Sans would have considered himself lucky if he hadn't known that the Empress had sent her Hound after him. There had been two of them a few weeks ago; Lesser Dog had succumbed to his infected leg despite everything Sans had done. That left Dogamy, who had barely managed to keep from snapping Sans' neck ever since his SOULmate and wife, Dogaressa, had fallen at The Human's hands. The skeleton would see no MERCY from him.
It seemed so long since Sans had seen that action. Part of it, he knew, was his own horrible memory. It had been fine once. His brother had...Sans couldn't remember what he'd done. But Undyne had berated him for losing his memories of the time before The Human. It wasn't the only thing he'd lost, but no matter what he did in desperation-fueled insanity, nothing had fixed him. It. Them? He didn't even know anymore. He didn't know anything anymore.
Well, that wasn't quite true. He knew he was going to die. He could see it in the dull shine of the axe that came through the wall above him. He couldn't stop the whimper, even then.
His SOUL was pounding so fast it hurt. His nonexistent throat felt raw and ragged, like it has in the cold of…something. He couldn't remember what. It was dark and cold and lonely, whatever it was. The feeling overtook him, stealing his sight along with all the warmth of his SOUL. It didn't steal his hearing, though, and so he could hear the wooden wall breaking and still do nothing about it. His SOUL was just...so broken.
The snarl he expected to follow the axe never came. Instead, someone other than him whimpered. Little scurryings surrounded him. The considerable weight of a bigger monster than him (also known as most of them) made the floorboards wobble despite the ground they were laid on. Muffled curses became even more muffled. Something that struggled was dragged away. Then-
"Oh, dearies, don't forget the poor morsel she had him hunting. I'd just as soon not have dust all over our territory. It rather defeats the...what is this?"
Footsteps moved around the wall that hid him. A polite gasp broke the silence.
"Is that...? Dearie, can you hear me?"
A small hand lifted his skull off the floorboards. Another two patted his chest ever so gently. A fourth pressed some sort of fabric to the cracks in his cervical vertebrae, as if any amount of compresses would mop up the blood still seeping out of him.
He tried to verbalize, not really knowing what he would say when he did. Either a very sick goat (why did that make him wince?) was yodeling through the other end of a badly-carved didgeridoo, or his vocal cords had been damaged when the Empress lost her patience for him yet again over lunch.
The unseen Muffet, a monster he could only remember because of Undyne's constant rants about her untouchable little 'territory', sighed.
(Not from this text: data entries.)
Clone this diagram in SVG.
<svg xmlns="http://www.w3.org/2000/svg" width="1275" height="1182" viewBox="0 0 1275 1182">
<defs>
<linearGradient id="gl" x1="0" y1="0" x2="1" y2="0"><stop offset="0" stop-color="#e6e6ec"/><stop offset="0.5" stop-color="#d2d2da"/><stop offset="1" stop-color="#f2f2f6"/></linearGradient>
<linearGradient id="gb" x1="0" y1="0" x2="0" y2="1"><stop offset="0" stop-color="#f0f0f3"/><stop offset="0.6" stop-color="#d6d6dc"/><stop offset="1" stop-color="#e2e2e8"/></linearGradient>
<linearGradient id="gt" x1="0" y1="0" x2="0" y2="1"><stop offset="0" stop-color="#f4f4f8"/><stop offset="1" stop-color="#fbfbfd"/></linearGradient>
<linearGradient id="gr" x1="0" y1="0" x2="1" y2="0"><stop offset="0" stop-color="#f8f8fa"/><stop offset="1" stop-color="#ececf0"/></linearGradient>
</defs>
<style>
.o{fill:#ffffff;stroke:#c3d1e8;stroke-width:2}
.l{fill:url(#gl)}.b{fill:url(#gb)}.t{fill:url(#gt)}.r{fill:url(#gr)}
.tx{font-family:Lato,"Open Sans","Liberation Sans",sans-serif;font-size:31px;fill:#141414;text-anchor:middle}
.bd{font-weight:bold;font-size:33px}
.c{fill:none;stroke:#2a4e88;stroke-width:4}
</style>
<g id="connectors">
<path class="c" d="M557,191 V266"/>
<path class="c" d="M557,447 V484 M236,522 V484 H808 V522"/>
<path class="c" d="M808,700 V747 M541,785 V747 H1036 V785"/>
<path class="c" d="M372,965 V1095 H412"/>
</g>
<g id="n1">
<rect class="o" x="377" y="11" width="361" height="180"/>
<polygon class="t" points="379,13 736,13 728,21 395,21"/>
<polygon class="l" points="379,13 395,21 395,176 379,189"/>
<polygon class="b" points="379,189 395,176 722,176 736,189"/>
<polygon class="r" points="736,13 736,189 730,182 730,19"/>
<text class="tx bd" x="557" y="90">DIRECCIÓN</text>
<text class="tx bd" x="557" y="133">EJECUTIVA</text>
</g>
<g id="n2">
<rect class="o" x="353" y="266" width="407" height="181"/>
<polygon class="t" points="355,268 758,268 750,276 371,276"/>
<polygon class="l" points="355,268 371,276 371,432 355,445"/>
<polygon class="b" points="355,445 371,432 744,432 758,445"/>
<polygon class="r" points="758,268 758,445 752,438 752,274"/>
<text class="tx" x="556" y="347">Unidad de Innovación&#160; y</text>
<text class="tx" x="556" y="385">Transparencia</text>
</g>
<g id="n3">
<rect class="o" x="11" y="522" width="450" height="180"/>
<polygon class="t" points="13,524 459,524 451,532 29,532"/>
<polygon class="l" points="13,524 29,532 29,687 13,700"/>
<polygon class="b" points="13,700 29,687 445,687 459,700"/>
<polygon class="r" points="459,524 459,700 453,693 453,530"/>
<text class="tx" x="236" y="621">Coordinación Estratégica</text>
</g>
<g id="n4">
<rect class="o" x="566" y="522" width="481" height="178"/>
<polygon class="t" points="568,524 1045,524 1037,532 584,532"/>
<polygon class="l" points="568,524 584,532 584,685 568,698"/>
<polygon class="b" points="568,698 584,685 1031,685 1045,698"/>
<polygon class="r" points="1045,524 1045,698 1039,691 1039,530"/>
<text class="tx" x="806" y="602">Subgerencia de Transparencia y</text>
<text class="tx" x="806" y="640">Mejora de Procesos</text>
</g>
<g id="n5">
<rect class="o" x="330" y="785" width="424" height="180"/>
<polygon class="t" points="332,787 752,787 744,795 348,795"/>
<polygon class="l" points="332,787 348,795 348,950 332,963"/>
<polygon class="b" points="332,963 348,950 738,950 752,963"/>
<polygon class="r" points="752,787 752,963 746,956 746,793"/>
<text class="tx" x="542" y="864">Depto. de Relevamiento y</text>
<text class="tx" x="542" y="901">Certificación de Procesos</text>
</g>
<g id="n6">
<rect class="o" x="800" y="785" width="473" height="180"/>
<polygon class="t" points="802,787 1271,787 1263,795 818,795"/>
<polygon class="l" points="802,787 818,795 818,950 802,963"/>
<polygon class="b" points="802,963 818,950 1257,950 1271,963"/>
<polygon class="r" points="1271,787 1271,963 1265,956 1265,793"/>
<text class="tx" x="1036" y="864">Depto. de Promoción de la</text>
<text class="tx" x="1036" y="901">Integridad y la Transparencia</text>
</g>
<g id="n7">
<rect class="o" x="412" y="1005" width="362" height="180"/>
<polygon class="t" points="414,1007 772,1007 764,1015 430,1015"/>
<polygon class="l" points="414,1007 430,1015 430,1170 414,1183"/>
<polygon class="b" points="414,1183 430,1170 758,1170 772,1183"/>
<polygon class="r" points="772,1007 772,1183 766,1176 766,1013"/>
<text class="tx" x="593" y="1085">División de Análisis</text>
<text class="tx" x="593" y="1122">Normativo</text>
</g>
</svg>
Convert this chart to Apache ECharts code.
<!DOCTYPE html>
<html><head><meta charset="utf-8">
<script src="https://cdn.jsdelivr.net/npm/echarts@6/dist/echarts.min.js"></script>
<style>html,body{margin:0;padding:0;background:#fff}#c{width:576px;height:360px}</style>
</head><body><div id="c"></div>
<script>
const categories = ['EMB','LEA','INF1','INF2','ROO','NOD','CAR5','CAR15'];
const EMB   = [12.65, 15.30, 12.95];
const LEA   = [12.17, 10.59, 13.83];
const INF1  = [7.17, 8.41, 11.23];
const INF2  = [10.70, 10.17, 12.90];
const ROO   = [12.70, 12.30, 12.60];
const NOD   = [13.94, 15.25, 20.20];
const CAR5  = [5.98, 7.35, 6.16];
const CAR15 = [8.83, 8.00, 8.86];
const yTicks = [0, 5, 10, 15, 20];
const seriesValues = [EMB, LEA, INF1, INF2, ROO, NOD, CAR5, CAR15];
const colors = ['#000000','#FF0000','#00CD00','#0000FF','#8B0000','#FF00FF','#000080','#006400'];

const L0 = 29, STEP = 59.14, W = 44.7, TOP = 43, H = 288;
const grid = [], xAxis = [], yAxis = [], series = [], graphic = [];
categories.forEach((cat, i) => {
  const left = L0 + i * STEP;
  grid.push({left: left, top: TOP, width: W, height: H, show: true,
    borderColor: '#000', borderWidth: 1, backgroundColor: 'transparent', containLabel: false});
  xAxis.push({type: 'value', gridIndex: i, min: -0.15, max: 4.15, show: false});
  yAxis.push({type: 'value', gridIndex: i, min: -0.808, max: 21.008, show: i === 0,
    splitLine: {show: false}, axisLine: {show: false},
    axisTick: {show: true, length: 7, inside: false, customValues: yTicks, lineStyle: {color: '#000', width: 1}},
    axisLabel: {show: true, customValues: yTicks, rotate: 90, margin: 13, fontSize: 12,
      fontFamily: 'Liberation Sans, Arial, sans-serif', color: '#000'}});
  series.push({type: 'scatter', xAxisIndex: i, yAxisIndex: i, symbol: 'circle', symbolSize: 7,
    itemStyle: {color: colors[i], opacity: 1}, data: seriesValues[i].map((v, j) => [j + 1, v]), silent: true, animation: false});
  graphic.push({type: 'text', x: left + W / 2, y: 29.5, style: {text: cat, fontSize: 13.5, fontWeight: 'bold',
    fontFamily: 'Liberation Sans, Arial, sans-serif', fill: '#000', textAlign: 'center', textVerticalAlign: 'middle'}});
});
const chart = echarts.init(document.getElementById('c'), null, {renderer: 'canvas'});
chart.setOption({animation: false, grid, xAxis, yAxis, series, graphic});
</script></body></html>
"I am so sorry to do this, dearie, but I need to know something, and this is the only I can learn."
That was the only warning he got before a fifth hand lifted his shirt enough for the sixth and final hand to snatch his SOUL out of his chest.
Muffet floated in darkness partially lit by a purple glow. She thanked the Stars that her own SOUL shone so brightly. Even a spider's eyes could not pierce this gloom.
She moved forward. It was the only direction in a place like this. Nothing made a fairly poor navigational marker. But nothing could only last so long before it gave in and became something. She just had to PERSEVERE.
After some time, although not nearly as much as she would have thought, her purple glow was met with a deep blue one. A few steps further and she saw it. A handful of dim fragments of an inverted heart shivered before her. They were all sorts of colors - yellow, indigo, red, orange, blue, silver; no two were the same shade. Several threads of purple magic dangled from half-remaining seams. It was horrible to look at. It was even worse to know that that mangled soul had once been a person.
The spider-girl closed her eyes and let her soul stretch. Purple lines spread out around her. The magic encircled her and Sans' soul. It cocooned the broken blue glow, hiding it in careful safety from everything that might hurt it. Then she gave it the order and it began the long job of stitching the mess back together.